STATED TASK >> Transcribe word for word only the span whose first line is the one with "Write the matplotlib code for this chart." and whose last line is the one with "y_ticks = [0, 75, 80, 100]"; both of those lines belong to it.

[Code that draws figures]
---+---

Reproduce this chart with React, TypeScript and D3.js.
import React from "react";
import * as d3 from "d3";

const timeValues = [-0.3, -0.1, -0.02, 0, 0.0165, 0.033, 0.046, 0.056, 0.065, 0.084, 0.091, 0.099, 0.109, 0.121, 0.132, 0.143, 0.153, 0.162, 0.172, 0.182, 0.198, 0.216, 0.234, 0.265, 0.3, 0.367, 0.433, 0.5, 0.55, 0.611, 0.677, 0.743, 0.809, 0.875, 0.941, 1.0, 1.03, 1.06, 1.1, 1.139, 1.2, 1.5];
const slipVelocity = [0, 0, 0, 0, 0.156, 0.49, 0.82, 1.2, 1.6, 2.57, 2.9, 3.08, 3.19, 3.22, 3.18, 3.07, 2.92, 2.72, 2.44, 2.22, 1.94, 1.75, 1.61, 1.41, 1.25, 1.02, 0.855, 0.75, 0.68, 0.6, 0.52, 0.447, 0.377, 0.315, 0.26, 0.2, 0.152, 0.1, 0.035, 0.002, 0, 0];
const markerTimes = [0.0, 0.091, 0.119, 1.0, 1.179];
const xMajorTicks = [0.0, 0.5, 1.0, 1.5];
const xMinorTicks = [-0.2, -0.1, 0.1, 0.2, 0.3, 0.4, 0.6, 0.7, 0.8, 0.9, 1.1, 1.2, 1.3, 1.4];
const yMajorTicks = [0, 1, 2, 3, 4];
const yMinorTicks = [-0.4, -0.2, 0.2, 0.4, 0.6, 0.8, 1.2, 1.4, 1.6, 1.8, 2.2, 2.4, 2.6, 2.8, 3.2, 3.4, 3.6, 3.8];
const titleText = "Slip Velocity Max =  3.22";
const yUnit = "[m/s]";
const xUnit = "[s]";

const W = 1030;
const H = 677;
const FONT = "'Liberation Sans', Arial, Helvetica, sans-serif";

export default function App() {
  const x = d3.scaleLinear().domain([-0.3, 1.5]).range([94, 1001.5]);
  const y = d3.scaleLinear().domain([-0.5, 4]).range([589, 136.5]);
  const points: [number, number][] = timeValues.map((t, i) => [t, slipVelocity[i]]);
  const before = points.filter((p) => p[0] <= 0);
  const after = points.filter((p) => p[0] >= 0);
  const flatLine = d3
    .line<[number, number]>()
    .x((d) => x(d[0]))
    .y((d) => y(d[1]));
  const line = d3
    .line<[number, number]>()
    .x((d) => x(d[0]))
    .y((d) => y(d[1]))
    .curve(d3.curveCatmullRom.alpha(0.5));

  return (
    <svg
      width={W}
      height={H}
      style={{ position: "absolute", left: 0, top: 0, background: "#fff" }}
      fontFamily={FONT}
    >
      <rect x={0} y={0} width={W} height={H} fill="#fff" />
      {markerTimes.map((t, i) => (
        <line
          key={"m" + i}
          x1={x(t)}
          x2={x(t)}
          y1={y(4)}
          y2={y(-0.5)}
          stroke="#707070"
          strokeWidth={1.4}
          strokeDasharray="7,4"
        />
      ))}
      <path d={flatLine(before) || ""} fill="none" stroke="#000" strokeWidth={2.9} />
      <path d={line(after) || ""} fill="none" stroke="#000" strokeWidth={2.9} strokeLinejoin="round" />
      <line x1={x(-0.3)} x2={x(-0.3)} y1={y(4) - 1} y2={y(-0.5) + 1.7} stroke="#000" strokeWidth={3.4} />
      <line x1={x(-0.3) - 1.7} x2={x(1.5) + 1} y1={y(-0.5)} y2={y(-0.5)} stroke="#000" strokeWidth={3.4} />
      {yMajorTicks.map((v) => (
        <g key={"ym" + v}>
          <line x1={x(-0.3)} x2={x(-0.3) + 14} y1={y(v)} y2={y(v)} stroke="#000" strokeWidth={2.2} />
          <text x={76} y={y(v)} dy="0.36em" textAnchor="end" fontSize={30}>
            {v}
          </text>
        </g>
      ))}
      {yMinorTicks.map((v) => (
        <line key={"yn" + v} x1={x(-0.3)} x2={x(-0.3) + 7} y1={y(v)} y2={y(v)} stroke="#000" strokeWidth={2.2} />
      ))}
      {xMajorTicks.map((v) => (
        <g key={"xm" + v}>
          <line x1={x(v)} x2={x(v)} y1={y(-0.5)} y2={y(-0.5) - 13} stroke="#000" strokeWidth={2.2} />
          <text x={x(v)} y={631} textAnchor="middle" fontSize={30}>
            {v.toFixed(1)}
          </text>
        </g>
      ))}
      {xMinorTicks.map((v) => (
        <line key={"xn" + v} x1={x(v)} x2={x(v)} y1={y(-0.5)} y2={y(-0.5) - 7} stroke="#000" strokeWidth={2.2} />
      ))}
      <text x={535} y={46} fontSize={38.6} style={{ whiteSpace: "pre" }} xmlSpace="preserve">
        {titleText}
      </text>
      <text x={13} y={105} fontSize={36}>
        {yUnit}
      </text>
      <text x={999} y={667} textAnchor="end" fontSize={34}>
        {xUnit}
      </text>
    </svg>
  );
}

---+---

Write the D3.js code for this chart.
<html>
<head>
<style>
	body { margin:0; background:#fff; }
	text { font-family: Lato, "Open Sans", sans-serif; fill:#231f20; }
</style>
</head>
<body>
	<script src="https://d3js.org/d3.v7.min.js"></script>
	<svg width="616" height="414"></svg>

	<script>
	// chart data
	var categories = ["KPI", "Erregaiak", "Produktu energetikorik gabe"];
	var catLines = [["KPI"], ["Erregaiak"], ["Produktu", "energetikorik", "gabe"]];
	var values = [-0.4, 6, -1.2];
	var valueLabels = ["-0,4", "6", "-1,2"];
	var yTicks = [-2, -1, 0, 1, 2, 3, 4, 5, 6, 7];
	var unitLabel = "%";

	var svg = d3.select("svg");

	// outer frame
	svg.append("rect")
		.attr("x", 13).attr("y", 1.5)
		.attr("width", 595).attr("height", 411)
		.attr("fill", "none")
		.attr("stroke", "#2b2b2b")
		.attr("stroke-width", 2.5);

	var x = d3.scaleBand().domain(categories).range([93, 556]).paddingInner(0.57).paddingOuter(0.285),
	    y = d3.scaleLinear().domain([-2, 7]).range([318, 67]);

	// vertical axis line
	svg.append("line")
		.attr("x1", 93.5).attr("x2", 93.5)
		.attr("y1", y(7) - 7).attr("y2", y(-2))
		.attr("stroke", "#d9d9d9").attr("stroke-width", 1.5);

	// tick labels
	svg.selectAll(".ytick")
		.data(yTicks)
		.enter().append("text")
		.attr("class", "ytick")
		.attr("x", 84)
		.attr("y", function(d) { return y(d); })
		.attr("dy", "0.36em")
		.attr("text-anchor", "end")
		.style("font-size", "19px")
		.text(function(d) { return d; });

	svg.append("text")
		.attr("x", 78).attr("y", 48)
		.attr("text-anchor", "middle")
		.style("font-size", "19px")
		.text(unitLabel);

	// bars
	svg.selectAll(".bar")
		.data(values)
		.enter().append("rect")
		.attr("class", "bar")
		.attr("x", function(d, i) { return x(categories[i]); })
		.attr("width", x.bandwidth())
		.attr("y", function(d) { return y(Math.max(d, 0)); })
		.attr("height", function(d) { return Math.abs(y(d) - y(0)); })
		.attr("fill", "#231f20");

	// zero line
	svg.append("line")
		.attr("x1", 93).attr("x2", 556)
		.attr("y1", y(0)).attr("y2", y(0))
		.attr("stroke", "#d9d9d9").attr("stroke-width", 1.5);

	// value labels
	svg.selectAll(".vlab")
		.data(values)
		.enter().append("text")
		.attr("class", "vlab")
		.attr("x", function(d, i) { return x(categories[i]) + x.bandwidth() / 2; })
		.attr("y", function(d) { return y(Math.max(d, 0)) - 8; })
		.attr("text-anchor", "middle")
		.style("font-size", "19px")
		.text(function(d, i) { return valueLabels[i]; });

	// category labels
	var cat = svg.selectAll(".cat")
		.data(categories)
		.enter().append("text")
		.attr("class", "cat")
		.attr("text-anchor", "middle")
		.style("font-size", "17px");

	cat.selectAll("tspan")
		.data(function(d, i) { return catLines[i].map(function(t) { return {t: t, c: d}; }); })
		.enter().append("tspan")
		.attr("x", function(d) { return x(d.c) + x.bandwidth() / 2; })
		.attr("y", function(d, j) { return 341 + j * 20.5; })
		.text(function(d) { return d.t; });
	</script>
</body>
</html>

---+---

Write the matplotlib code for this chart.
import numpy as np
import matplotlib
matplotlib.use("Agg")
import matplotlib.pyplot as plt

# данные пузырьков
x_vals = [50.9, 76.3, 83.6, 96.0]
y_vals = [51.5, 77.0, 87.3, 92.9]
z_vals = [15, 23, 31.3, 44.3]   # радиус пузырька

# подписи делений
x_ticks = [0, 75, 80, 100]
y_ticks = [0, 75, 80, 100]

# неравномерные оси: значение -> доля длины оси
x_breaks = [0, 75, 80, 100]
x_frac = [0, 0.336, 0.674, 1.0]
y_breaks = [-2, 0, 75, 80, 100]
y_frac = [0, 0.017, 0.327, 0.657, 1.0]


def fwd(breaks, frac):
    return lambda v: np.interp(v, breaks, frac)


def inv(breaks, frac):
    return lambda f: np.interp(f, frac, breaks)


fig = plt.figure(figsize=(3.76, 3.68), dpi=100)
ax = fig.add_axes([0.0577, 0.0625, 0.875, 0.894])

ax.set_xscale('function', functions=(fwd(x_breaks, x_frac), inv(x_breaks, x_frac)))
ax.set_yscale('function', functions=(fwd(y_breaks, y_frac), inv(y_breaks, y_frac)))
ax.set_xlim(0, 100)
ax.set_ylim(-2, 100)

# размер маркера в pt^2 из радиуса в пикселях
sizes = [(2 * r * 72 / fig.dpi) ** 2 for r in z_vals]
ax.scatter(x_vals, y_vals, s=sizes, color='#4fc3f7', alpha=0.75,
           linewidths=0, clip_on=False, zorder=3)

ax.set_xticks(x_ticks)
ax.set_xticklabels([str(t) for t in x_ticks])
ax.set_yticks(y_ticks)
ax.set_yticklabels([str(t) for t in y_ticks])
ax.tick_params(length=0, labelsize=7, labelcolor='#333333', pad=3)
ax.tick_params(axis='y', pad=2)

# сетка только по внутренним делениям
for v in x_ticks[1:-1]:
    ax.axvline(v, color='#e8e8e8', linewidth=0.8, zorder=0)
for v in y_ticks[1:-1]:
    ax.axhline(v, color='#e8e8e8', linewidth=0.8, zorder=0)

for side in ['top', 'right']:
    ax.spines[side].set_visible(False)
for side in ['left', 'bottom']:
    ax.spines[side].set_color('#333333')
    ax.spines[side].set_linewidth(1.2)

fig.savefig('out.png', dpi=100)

---+---

RESPONSE FOR THIS EXERCISE >>
Write the matplotlib code for this chart.
import numpy as np
import matplotlib
matplotlib.use("Agg")
import matplotlib.pyplot as plt

# данные пузырьков
x_vals = [50.9, 76.3, 83.6, 96.0]
y_vals = [51.5, 77.0, 87.3, 92.9]
z_vals = [15, 23, 31.3, 44.3]   # радиус пузырька

# подписи делений
x_ticks = [0, 75, 80, 100]
y_ticks = [0, 75, 80, 100]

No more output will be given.